See below. That cannot be done for an anchor of a link.

* Bot knows how to retrieve DCAT using content negotiation

* Bot knows what signposting links it has to look for to get DCAT

The object-level affordances are about advertising/exemplifying support for a certain affordance. The bot should not require extra knowledge to see/retrieve an example. Hence, I really think that the URL of a DCAT resource as anchor would work well.

hvdsomp commented 7 months ago

I updated the draft spec to use the URL of an example resource that exhibits the object-level affordance, e.g. landing page for Signposting, URL of an RO-Crate for RO-Crate. Updated examples too.
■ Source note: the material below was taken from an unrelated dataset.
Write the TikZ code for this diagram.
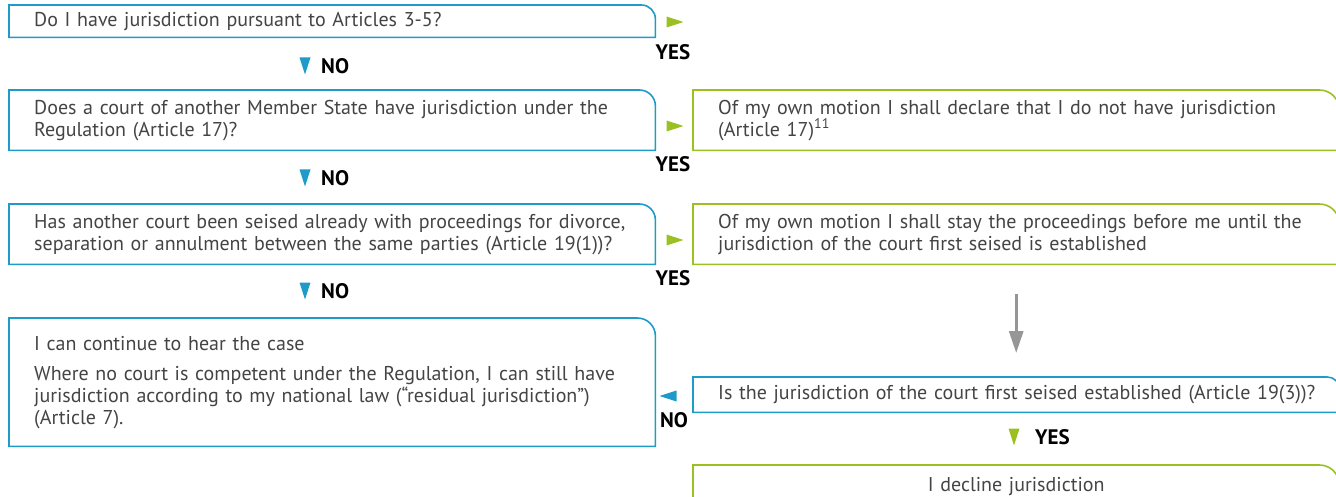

abollini commented 7 months ago

I just found out that my issue with the IIIF sample is related to this discussion and should be updated accordingly, see https://github.com/hvdsomp/signposting/issues/25#issuecomment-1834073482

I like to have this anchor https://gallica.bnf.fr/iiif/ark:/12148/bpt6k10733944/manifest.json for this repository object https://gallica.bnf.fr/ark:/12148/bpt6k10733944/f131.planchecontact

hvdsomp commented 7 months ago

@abollini I updated the example. thanks!

martinklein0815 commented 7 months ago

I just re-read the updated document and the new wording re repo-level and object-level (with reference to the Signposting document) makes a lot of sense to me. It is much clearer and avoids various dialects of subject matter expert language.